The Defense Information Security Agency is doing just that by pushing enterprise e-mail to the cloud. “[There are] well over a half-million users right now, and we’re on target to support the entire Army in the near future,” said Henry Sienkiewicz, DISA’s vice chief executive for information assurance. “That is a great instance of a cloud offering that we’re providing the DOD within the department.”

Cloud computing is a fundamental aspect of establishing core data centers that are interoperable and able to transfer workload, Sienkiewicz explained. The next wave of cloud migration, according to the DISA official, will include the Army’s Ozone Widget, an initiative to tap into intelligence analysis software over networks as a bid to cut down hardware and software costs.

Sienkiewicz said DISA is focused on establishing private clouds for enterprise e-mail and share points, as well as incorporating public clouds via the Federal Risk Authorization and Management Program initiative, which sets security standards and vets cloud computing providers.

“There isn’t a comfort zone when it comes to having military [data] collocated in the same virtual environment with other commercial offerings,” Sienkiewicz admitted. “We really have a lot of concerns on making sure we have positive control of data, not to dictate how the cloud providers are doing their business, but rather to provide safeguards for the military and the taxpayers,” he added.

Concerns stem largely from the fact that computing DOD tactics, techniques and procedures have not yet been clarified to incorporate the cloud environment, industry stakeholders say. In the commercial world, companies like Amazon or Microsoft, for example, may have a variety of their data centers outside the United States, which can spark concern about where information will reside and its security.

“If you make this move, your concerns are going to be, what are my blind spots?” said VMware’s Rowan, who likened the cultural shift as being on par with the shift from mainframe to client server computing. “What we’ve found is that many of the concerns aren’t necessarily true security concerns. It’s much more to do with the lack of ‘how will we implement the processes in this new type of environment’?”

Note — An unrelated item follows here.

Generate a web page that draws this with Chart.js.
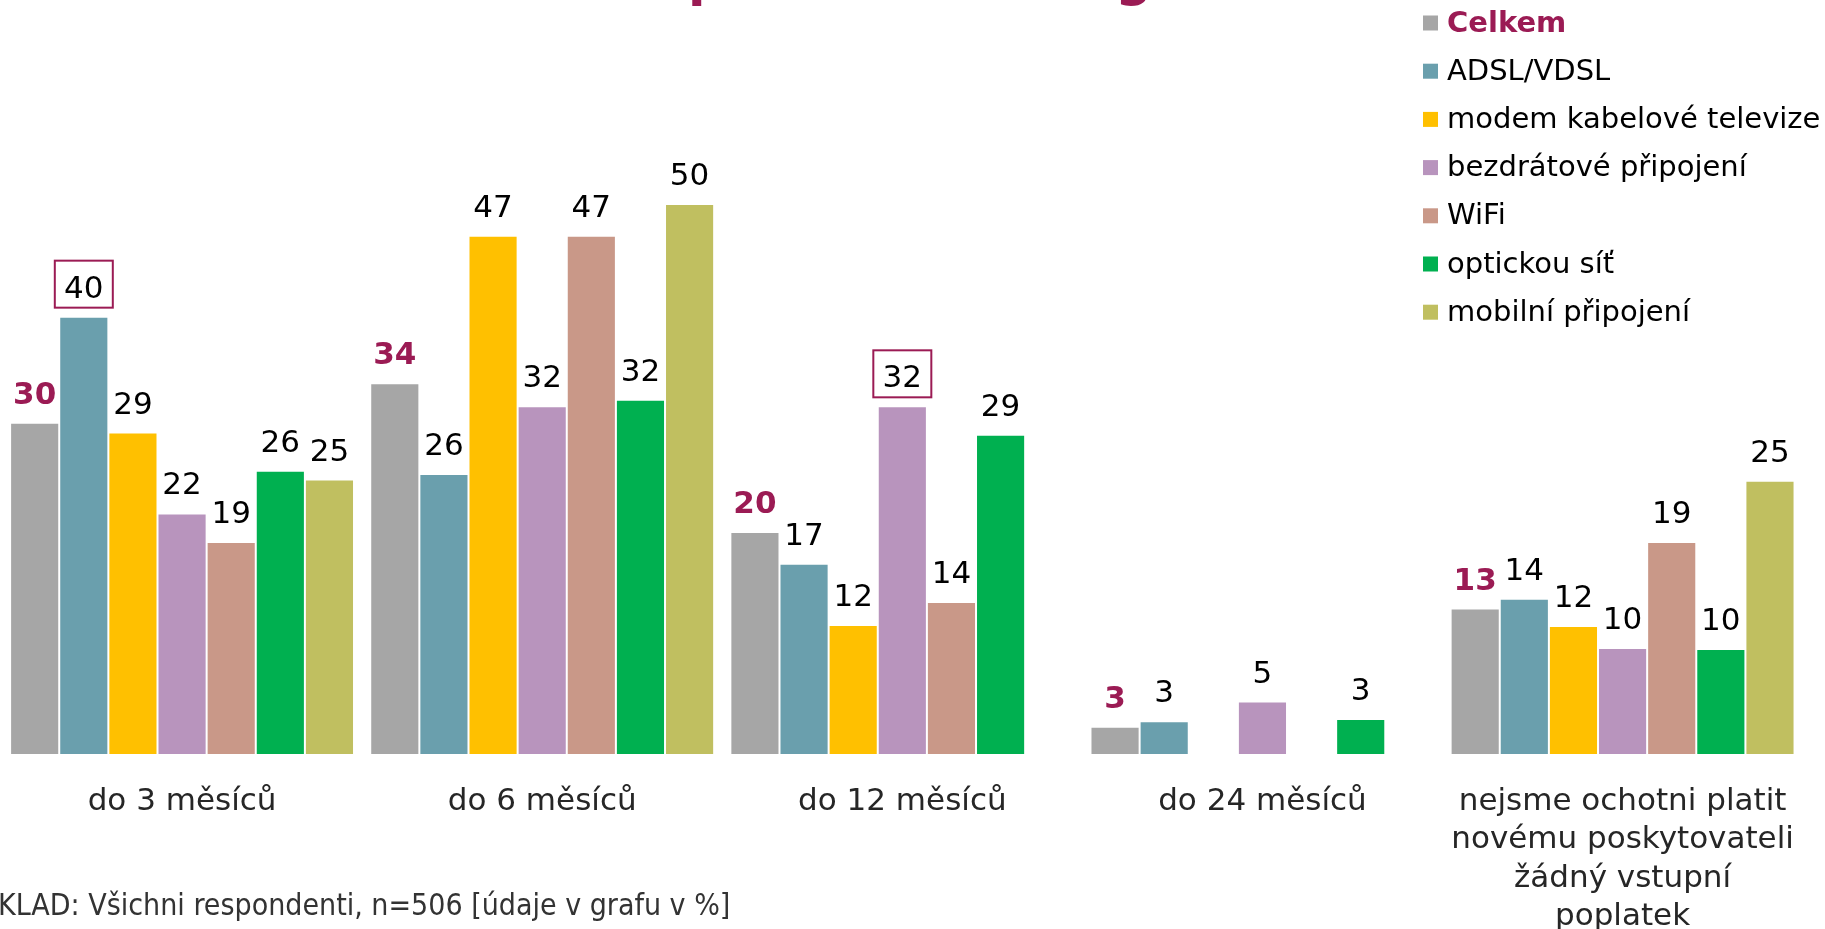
<!DOCTYPE html>
<html>
<head>
<meta charset="utf-8">
<script src="https://cdn.jsdelivr.net/npm/chart.js@4.4.0/dist/chart.umd.min.js"></script>
<style>
  html, body { margin: 0; padding: 0; background: #fff; overflow: hidden; }
</style>
</head>
<body>
<canvas id="chart" width="1825" height="929"></canvas>
<script>
const categories = ['do 3 měsíců', 'do 6 měsíců', 'do 12 měsíců', 'do 24 měsíců',
  ['nejsme ochotni platit', 'novému poskytovateli', 'žádný vstupní', 'poplatek']];

const seriesNames = ['Celkem', 'ADSL/VDSL', 'modem kabelové televize', 'bezdrátové připojení',
  'WiFi', 'optickou síť', 'mobilní připojení'];

const celkem     = [30.3, 33.9, 20.3, 2.5, 13.3];
const adsl       = [40, 25.6, 17.4, 3, 14.2];
const modem      = [29.4, 47.4, 11.8, null, 11.7];
const bezdratove = [22, 31.8, 31.8, 4.8, 9.7];
const wifi       = [19.4, 47.4, 13.9, null, 19.4];
const opticka    = [25.9, 32.4, 29.2, 3.2, 9.6];
const mobilni    = [25.1, 50.3, null, null, 25];

// labels with a frame: [series, category]
const framed = [[1, 0], [3, 2]];

const titleText = 'podle technologie';
const footnote = 'ZÁKLAD: Všichni respondenti, n=506 [údaje v grafu v %]';

const colors = ['#a6a6a6', '#6a9fad', '#ffc000', '#b894bd', '#c99888', '#00b050', '#c0bf60'];
const accent = '#9b1b54';

const allSeries = [celkem, adsl, modem, bezdratove, wifi, opticka, mobilni];

const datasets = allSeries.map((d, i) => ({
  label: seriesNames[i],
  data: d,
  backgroundColor: colors[i],
  borderColor: '#ffffff',
  borderWidth: 1,
  categoryPercentage: 0.955,
  barPercentage: 1
}));

// numbers above the bars
const valueLabels = {
  id: 'valueLabels',
  afterDatasetsDraw(chart) {
    const ctx = chart.ctx;
    ctx.save();
    ctx.textAlign = 'center';
    ctx.textBaseline = 'alphabetic';
    chart.data.datasets.forEach((ds, di) => {
      chart.getDatasetMeta(di).data.forEach((bar, i) => {
        const v = ds.data[i];
        if (v == null) return;
        const y = bar.y - 19;
        if (di == 0) {
          ctx.font = 'bold 31px "DejaVu Sans"';
          ctx.fillStyle = accent;
        } else {
          ctx.font = '31px "DejaVu Sans"';
          ctx.fillStyle = '#000000';
        }
        ctx.fillText(String(Math.round(v)), bar.x, y);
        framed.forEach(f => {
          if (f[0] == di && f[1] == i) {
            ctx.strokeStyle = accent;
            ctx.lineWidth = 2;
            ctx.strokeRect(bar.x - 29, y - 37, 58, 47);
          }
        });
      });
    });
    ctx.restore();
  }
};

// legend, title remainder and footnote
const extras = {
  id: 'extras',
  afterDraw(chart) {
    const ctx = chart.ctx;
    ctx.save();
    ctx.textBaseline = 'middle';
    ctx.textAlign = 'left';
    chart.data.datasets.forEach((ds, i) => {
      const cy = 23 + i * 48.2;
      ctx.fillStyle = ds.backgroundColor;
      ctx.fillRect(1423, cy - 7.5, 15, 15);
      if (i == 0) {
        ctx.font = 'bold 29px "DejaVu Sans"';
        ctx.fillStyle = accent;
      } else {
        ctx.font = '29px "DejaVu Sans"';
        ctx.fillStyle = '#000000';
      }
      ctx.fillText(ds.label, 1447, cy + 1);
    });

    ctx.textBaseline = 'alphabetic';
    ctx.textAlign = 'center';
    ctx.font = 'bold 51px "DejaVu Sans"';
    ctx.fillStyle = accent;
    ctx.fillText(titleText, 946, -5);

    ctx.textAlign = 'left';
    ctx.font = '30px "DejaVu Sans Condensed"';
    ctx.fillStyle = '#333333';
    ctx.fillText(footnote, -39, 915);
    ctx.restore();
  }
};

const ctx = document.getElementById('chart').getContext('2d');
new Chart(ctx, {
  type: 'bar',
  data: { labels: categories, datasets: datasets },
  options: {
    responsive: false,
    animation: false,
    layout: { padding: { left: 2, right: 21, top: 98, bottom: 0 } },
    plugins: {
      legend: { display: false },
      tooltip: { enabled: false }
    },
    scales: {
      x: {
        grid: { display: false, drawTicks: false },
        border: { display: false },
        ticks: {
          autoSkip: false,
          maxRotation: 0,
          minRotation: 0,
          padding: 29,
          color: '#262626',
          font: { family: 'DejaVu Sans', size: 31, lineHeight: 1.235 }
        },
        afterFit(scale) { scale.height = 175; }
      },
      y: {
        display: false,
        min: 0,
        max: 60
      }
    }
  },
  plugins: [valueLabels, extras]
});
</script>
</body>
</html>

Unlike the client server environment, the virtual nature of the cloud offers more security, Rowan said. “If someone is able to gain access or break into a network, in many cases, they’re breaking into a server. They’re breaking into a virtual machine. They’re not seeing other parts of the system. That is allowing the agencies to respond in a very quick fashion, isolate a threat or problem, evaluate it and potentially use additional forensics to understand what happened… without that threat moving across the rest of the network.”